Mit 60 zu alt für einen neuen Job?
Eine 60-Jährige berichtet, was die Arbeitssuche für Ältere so schwer macht. Die Chancen sind je nach Branche sehr unterschiedlich.
Wuppertal. Karin Ehrenstein hat einen Lebenslauf, wie man ihn sich wünscht. Nach ihrer Lehre zur Industriekauffrau bei Vorwerk in Wuppertal wurde sie sofort übernommen.
Später wechselte sie zu einem Textilunternehmen und stieg dort in 25-jähriger Laufbahn zur rechten Hand der Geschäftsleitung auf. Sie bildete sich fort, lernte Business-Englisch und Französisch und pflegte Geschäftskontakte in aller Welt.
Als das Unternehmen 2003 in Schieflage geriet, fand die Wuppertalerin schnell einen neuen Job. Doch auch diese Firma geriet in Schwierigkeiten, wanderte schließlich ins Ausland ab. Seit Mai 2010 ist Karin Ehrenstein arbeitslos und trotz einer tadellosen Vita schwer vermittelbar: Mit 60 Jahren ist sie vielen Arbeitgebern schlichtweg zu alt.
„Man hört immer, dass man ab 50 Jahren keine Chancen mehr hat. Aber so schwer habe ich es mir nicht vorgestellt. Ich habe immer gedacht, dass es mit meiner Qualifikation doch was geben muss“, sagt die Wuppertalerin, die inzwischen eine Liste mit knapp 50 erfolglosen Bewerbungsversuchen vorweisen kann.
Gerade einmal drei Vorstellungsgespräche hatte sie in neun Monaten. „Ich habe mich auch bei mehreren Personaldienstleistern vorgestellt. Unter der Hand wurde immer gesagt, dass mein Alter ein Problem ist“, sagt sie.
Werner Schneider ist Geschäftsführer der Agentur für Arbeit in Wuppertal.
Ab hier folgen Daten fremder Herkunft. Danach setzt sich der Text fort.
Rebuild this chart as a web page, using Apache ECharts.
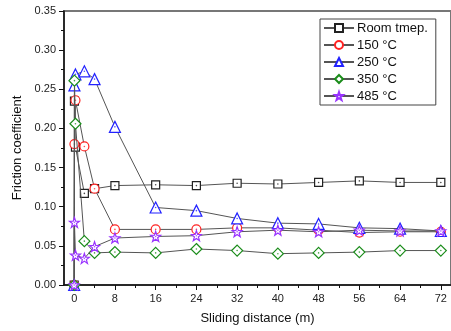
<!DOCTYPE html>
<html>
<head>
<meta charset="utf-8">
<script src="https://cdn.jsdelivr.net/npm/echarts@6/dist/echarts.min.js"></script>
<style>
    html, body { margin: 0; padding: 0; background: #fff; }
    #main { width: 451px; height: 331px; }
</style>
</head>
<body>
<div id="main"></div>
<script>
    // sliding distance (m) of each measurement
    var dist = [0, 0.05, 0.25, 2, 4, 8, 16, 24, 32, 40, 48, 56, 64, 72];
    var names = ['Room tmep.', '150 °C', '250 °C', '350 °C', '485 °C'];
    var roomTemp = [0, 0.235, 0.176, 0.117, 0.123, 0.127, 0.128, 0.127, 0.130, 0.129, 0.131, 0.133, 0.131, 0.131];
    var t150 = [0, 0.180, 0.236, 0.177, 0.123, 0.071, 0.071, 0.071, 0.073, 0.073, 0.070, 0.067, 0.068, 0.068];
    var t250 = [0, 0.255, 0.269, 0.273, 0.263, 0.202, 0.099, 0.095, 0.085, 0.079, 0.078, 0.073, 0.072, 0.069];
    var t350 = [0, 0.261, 0.206, 0.056, 0.041, 0.042, 0.041, 0.046, 0.044, 0.040, 0.041, 0.042, 0.044, 0.044];
    var t485 = [0, 0.080, 0.038, 0.034, 0.049, 0.060, 0.062, 0.063, 0.068, 0.070, 0.068, 0.070, 0.069, 0.069];
    var xTicks = [0, 8, 16, 24, 32, 40, 48, 56, 64, 72];
    var xMinorTicks = [4, 12, 20, 28, 36, 44, 52, 60, 68];

    var star = 'path://M0,-10L2.35,-3.24L9.51,-3.09L3.8,1.24L5.88,8.09L0,4L-5.88,8.09L-3.8,1.24L-9.51,-3.09L-2.35,-3.24Z';
    var styles = [
        { data: roomTemp, color: '#222222', symbol: 'rect', size: 8 },
        { data: t150, color: '#ff2222', symbol: 'circle', size: 9 },
        { data: t250, color: '#2222ff', symbol: 'triangle', size: 11 },
        { data: t350, color: '#1a8c1a', symbol: 'diamond', size: 11 },
        { data: t485, color: '#9933ff', symbol: star, size: 10 }
    ];

    function pairs(values) {
        var out = [];
        for (var i = 0; i < dist.length; i++) {
            out.push([dist[i], values[i]]);
        }
        return out;
    }

    var series = [];
    styles.forEach(function (s, i) {
        series.push({
            name: names[i],
            type: 'line',
            data: pairs(s.data),
            symbol: s.symbol,
            symbolSize: s.size,
            showAllSymbol: true,
            lineStyle: { color: '#555', width: 1 },
            itemStyle: { color: '#fff', borderColor: s.color, borderWidth: 1.2 },
            z: 2 + i
        });
    });
    // little centre dots in the hollow markers
    styles.forEach(function (s, i) {
        series.push({
            name: names[i] + ' dot',
            type: 'scatter',
            data: pairs(s.data),
            symbol: 'circle',
            symbolSize: 1.6,
            silent: true,
            itemStyle: { color: s.color },
            z: 2 + i
        });
    });

    var font = 'Liberation Sans';
    var chartDom = document.getElementById('main');
    var myChart = echarts.init(chartDom);
    var option = {
        animation: false,
        textStyle: { fontFamily: font },
        grid: {
            left: 64,
            top: 11,
            width: 390,
            height: 274,
            show: true,
            borderColor: '#777',
            borderWidth: 2
        },
        legend: {
            data: names,
            orient: 'vertical',
            left: 320,
            top: 19,
            padding: [2, 8, 2, 3],
            itemGap: 3,
            itemWidth: 30,
            itemHeight: 10,
            borderColor: '#444',
            borderWidth: 1,
            textStyle: { fontFamily: font, fontSize: 13, color: '#111', lineHeight: 14, padding: [0, 0, 0, -2] }
        },
        xAxis: [
            {
                type: 'value',
                min: -2,
                max: 74,
                name: 'Sliding distance (m)',
                nameLocation: 'middle',
                nameGap: 27,
                nameTextStyle: { fontFamily: font, fontSize: 13, color: '#111' },
                splitLine: { show: false },
                axisLine: { show: true, onZero: false, lineStyle: { color: '#111', width: 1.5 } },
                axisTick: { show: true, customValues: xTicks, length: 5, lineStyle: { color: '#111' } },
                axisLabel: { customValues: xTicks, margin: 8, fontFamily: font, fontSize: 11, color: '#222' }
            },
            {
                // minor ticks only
                type: 'value',
                position: 'bottom',
                min: -2,
                max: 74,
                splitLine: { show: false },
                axisLine: { show: false, onZero: false },
                axisTick: { show: true, customValues: xMinorTicks, length: 3, lineStyle: { color: '#111' } },
                axisLabel: { show: false }
            }
        ],
        yAxis: {
            type: 'value',
            min: 0,
            max: 0.35,
            interval: 0.05,
            name: 'Friction coefficient',
            nameLocation: 'middle',
            nameRotate: 90,
            nameGap: 40,
            nameTextStyle: { fontFamily: font, fontSize: 13, color: '#111' },
            splitLine: { show: false },
            axisLine: { show: true, onZero: false, lineStyle: { color: '#111', width: 1.5 } },
            axisTick: { show: true, length: 5, lineStyle: { color: '#111' } },
            minorTick: { show: true, splitNumber: 2, length: 3, lineStyle: { color: '#111' } },
            axisLabel: {
                margin: 8,
                fontFamily: font,
                fontSize: 11,
                color: '#222',
                formatter: function (v) { return v.toFixed(2); }
            }
        },
        series: series
    };

    option && myChart.setOption(option);
</script>
</body>
</html>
Er bestätigt zwar grundsätzlich, dass die Jobsuche für Ältere deutlich schwerer ist. Er sieht aber Unterschiede in den Chancen.
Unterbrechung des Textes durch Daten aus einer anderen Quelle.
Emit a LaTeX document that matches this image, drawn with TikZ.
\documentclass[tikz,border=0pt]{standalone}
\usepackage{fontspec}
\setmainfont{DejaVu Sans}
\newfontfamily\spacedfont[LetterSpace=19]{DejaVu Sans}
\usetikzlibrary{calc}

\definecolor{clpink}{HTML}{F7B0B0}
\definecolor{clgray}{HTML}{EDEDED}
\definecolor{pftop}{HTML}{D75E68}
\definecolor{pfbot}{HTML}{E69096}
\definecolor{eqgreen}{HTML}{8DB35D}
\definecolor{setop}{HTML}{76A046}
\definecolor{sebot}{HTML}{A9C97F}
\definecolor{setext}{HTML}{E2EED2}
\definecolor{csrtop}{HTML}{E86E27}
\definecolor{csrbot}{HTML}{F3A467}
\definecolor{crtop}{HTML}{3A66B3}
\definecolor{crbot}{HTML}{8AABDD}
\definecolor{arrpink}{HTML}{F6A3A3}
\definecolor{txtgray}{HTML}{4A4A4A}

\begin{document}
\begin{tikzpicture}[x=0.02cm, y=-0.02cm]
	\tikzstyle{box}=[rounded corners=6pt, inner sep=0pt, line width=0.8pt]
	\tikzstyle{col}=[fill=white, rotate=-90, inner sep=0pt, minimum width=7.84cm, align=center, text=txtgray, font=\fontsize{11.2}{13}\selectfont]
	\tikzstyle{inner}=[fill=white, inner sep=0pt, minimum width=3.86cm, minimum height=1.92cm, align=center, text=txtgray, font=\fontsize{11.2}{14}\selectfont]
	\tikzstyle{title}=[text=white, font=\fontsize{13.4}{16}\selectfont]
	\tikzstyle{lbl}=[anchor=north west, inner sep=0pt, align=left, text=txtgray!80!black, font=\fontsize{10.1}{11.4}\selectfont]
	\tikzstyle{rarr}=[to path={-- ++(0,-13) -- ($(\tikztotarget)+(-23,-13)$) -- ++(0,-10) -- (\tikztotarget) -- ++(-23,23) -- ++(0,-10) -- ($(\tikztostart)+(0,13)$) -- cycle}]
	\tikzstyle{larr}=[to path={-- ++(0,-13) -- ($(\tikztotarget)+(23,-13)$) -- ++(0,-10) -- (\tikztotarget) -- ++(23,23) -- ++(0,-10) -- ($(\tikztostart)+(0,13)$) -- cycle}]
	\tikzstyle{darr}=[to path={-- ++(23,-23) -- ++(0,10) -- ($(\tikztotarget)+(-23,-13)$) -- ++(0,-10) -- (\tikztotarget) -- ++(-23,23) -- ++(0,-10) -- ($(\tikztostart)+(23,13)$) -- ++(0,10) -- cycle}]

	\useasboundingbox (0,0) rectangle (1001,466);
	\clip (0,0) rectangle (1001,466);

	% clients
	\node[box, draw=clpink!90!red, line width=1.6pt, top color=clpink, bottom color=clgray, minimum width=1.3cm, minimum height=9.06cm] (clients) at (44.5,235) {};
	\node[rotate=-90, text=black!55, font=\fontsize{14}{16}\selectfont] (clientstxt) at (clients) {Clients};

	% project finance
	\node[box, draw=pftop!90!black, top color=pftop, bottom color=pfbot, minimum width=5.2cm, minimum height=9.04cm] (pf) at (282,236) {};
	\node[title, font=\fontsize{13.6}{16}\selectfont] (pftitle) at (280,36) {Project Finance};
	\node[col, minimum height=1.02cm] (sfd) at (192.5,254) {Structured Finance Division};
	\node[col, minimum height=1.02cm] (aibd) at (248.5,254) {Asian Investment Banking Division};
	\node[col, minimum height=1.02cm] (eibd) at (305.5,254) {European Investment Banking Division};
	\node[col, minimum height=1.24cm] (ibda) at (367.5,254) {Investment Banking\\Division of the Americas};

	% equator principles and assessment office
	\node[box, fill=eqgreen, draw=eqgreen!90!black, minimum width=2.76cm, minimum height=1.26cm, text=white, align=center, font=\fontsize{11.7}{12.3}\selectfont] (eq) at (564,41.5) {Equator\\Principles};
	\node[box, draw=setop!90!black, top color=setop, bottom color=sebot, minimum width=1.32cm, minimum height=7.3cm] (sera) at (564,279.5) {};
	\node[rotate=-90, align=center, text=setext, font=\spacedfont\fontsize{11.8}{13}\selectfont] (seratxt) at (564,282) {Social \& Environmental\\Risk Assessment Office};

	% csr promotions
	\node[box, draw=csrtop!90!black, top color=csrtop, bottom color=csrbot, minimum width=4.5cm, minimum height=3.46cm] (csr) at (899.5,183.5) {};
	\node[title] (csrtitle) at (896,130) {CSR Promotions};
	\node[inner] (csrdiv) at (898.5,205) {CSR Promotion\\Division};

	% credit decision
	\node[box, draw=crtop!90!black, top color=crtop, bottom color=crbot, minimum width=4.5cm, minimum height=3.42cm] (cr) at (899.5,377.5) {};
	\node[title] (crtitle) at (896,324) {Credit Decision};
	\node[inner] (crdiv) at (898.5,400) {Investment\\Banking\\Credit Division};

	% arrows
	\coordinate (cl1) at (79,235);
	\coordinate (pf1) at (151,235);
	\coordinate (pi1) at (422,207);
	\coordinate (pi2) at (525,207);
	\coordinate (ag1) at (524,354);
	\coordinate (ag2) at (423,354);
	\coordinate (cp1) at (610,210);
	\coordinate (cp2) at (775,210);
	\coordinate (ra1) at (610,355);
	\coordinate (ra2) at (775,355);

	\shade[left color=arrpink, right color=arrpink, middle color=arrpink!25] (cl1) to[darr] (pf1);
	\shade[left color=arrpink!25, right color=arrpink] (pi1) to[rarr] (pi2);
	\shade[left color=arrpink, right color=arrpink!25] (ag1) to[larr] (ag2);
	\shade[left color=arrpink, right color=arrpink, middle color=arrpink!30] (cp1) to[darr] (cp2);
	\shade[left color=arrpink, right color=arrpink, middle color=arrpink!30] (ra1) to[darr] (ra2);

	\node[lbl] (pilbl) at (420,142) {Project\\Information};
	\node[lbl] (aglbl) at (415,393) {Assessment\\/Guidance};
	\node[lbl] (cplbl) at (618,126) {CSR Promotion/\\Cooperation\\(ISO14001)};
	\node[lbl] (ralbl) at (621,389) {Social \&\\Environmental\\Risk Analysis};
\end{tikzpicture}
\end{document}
„Wer nur in einem speziellen Teilbereich gearbeitet hat oder nie Kontakt zu Computern hatte, hat es besonders schwer“, sagt er. Grundsätzlich aber sei die Branche ausschlaggebend. „Im kaufmännischen Bereich gibt es aktuell ein Überangebot“, erklärt er. In gewerblich-technischen Berufen und im Ingenieursbereich hätten ältere Arbeitslose dagegen gute Aussichten, wieder zurück in den Job zu finden.
Besonders schwierig sei es in medizinischen Berufen. Altenpfleger oder Krankenschwestern, die den körperlichen Anforderungen des Jobs nicht mehr gerecht werden können, hätten kaum eine Chance. „Obwohl in der Branche Bedarf an Kräften besteht.“
Karin Ehrenstein erhält alle drei Monate eine Einladung ihrer Jobvermittlerin zu einem persönlichen Gespräch. Auch ein Bewerbungstraining der Arbeitsagentur hat sie bereits absolviert. Dennoch hat die zupackend und verbindlich auftretende Frau das Gefühl, dass es einfach nicht voran geht.
Vor allem aber quält sie die Angst, im Mai zum Hartz-IV-Bezieher zu werden. „Ich weiß nicht, ob ich dann noch unsere Wohnung halten könnte, in der mein Mann und ich seit 30 Jahren wohnen.“
Alexander Böhme, Experte für Personalpolitik bei der Bundesvereinigung der Deutschen Arbeitgeberverbände, ist überzeugt, dass ältere Arbeitskräfte heute wieder mehr geschätzt werden. „Die Tendenz, Jung gegen Alt auszutauschen, ist einer Wertschätzung des Erfahrungswissens gewichen“, sagt er. 2010 lag die Beschäftigungsquote bei den 55- bis 64-Jährigen bei 57 Prozent.